The blaze, which fire-fighters have extinguished, did not damage Cinecitta''s indoor studios, where classics like Ben Hur and many of Federico Fellini's masterpieces were shot.

The company which owns the studios stressed that the priceless material held in Cinecitta's archives was unaffected and said work at the site was continuing as normal.

It said the main part of the set recreating Imperial Rome, which HBO and the BBC spend millions on, survived too.

Enormous pains were taken to be as true to the past as possible when building the set of 'Rome'. Researchers carefully studied the ruins at Pompeii, Herculaneum and Ostia Antica in order to recreate Rome's temples, statues and streets, even including authentic wall graffiti.

The studios said the fire was probably caused by a short circuit.

Cinecitta, which was known as the Hollywood on the Tiber during the golden age of Italian film-making in the 1950s and 60s, opened in 1937.

After the Second World War the studios' superb facilities were a magnet for Italian directors.

Fellini, for whom Cinecitta' was a second home, said the studios represented his "ideal world, the cosmic space before the Big Bang".

In the 1950s Italian filmmakers were joined by many American directors, who were attracted by the studios reputation for creative and technical excellence and Italy's low production costs.

A total of 48 films partially or wholly shot at Cinecitta have received Academy Awards, with 83 nominations overall. Many were collected by Fellini, who shot virtually all his productions on the lot, including La Dolce Vita, Satyricon and Amarcord.
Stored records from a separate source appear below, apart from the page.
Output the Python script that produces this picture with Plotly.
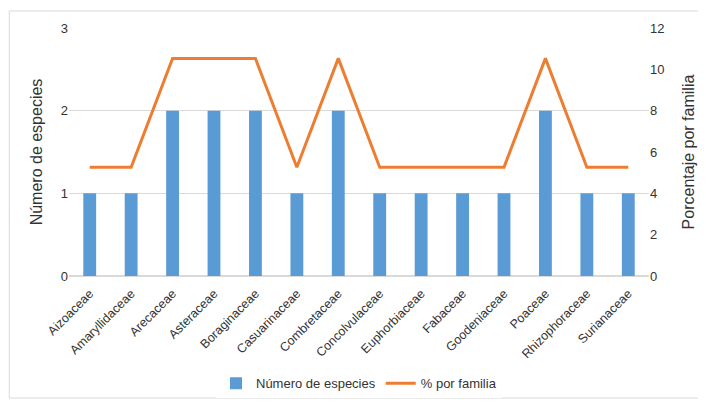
import plotly.graph_objects as go

familias = ["Aizoaceae", "Amaryllidaceae", "Arecaceae", "Asteraceae", "Boraginaceae",
            "Casuarinaceae", "Combretaceae", "Concolvulaceae", "Euphorbiaceae", "Fabaceae",
            "Goodeniaceae", "Poaceae", "Rhizophoraceae", "Surianaceae"]
num_especies = [1, 1, 2, 2, 2, 1, 2, 1, 1, 1, 1, 2, 1, 1]
pct_familia = [5.26, 5.26, 10.53, 10.53, 10.53, 5.26, 10.53, 5.26, 5.26, 5.26, 5.26, 10.53, 5.26, 5.26]

font = "Liberation Sans Narrow, Arial Narrow, Liberation Sans, sans-serif"
txt = "#333333"

fig = go.Figure()
fig.add_trace(go.Bar(x=familias, y=num_especies, name="Número de especies",
                     marker=dict(color="#5B9BD5", line=dict(width=0)), width=0.31))
fig.add_trace(go.Scatter(x=familias, y=pct_familia, name="% por familia", yaxis="y2",
                         mode="lines", line=dict(color="#ED7D31", width=3)))

# page body has an 8px default margin, so the figure is 8px smaller than the window
fig.update_layout(
    width=698, height=395,
    margin=dict(l=61, r=57, t=20, b=127, autoexpand=False),
    plot_bgcolor="white", paper_bgcolor="white",
    font=dict(family=font, size=13, color=txt),
    xaxis=dict(tickangle=-45, tickfont=dict(size=12.5), showgrid=False, ticks="",
               showline=False, automargin=False, ticklabelstandoff=7),
    yaxis=dict(range=[0, 3], dtick=1, gridcolor="#D9D9D9", zeroline=True,
               zerolinecolor="#D9D9D9", title=dict(text="Número de especies", standoff=14),
               ticks="", tickfont=dict(size=13), automargin=False),
    yaxis2=dict(range=[0, 12], dtick=2, overlaying="y", side="right", showgrid=False,
                zeroline=False, title=dict(text="Porcentaje por familia", standoff=19),
                ticks="", tickfont=dict(size=13), automargin=False),
    legend=dict(orientation="h", x=0.5, xanchor="center", yref="container", y=0.05,
                yanchor="middle", font=dict(size=13), traceorder="normal"),
    shapes=[dict(type="rect", xref="paper", yref="paper", x0=-0.103, x1=1.0897,
                 y0=-0.492, y1=1.0685, line=dict(color="#D9D9D9", width=1))],
)

fig.write_html("out.html")
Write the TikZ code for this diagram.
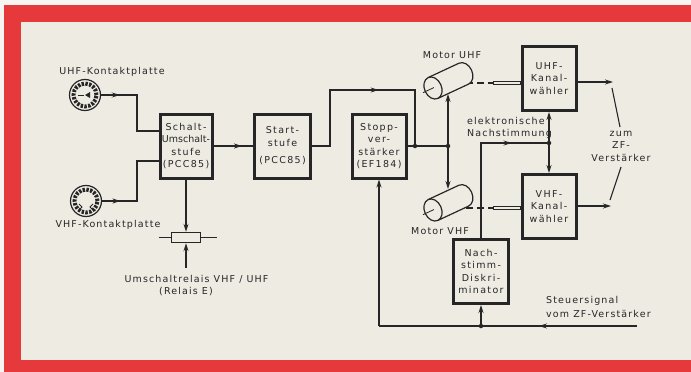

The studios also gave birth to Cleopatra by Joseph L. Mankiewicz, Helen of Troy by Robert Wise, War and Peace by King Vidor and William Wyler's Roman Holiday, starring Audrey Hepburn and Gregory Peck.

In more recent times, Martin Scorsese filmed his 19th century epic Gangs of New York there.

Mel Gibson also chose Cinecitta' to film part of The Passion of the Christ.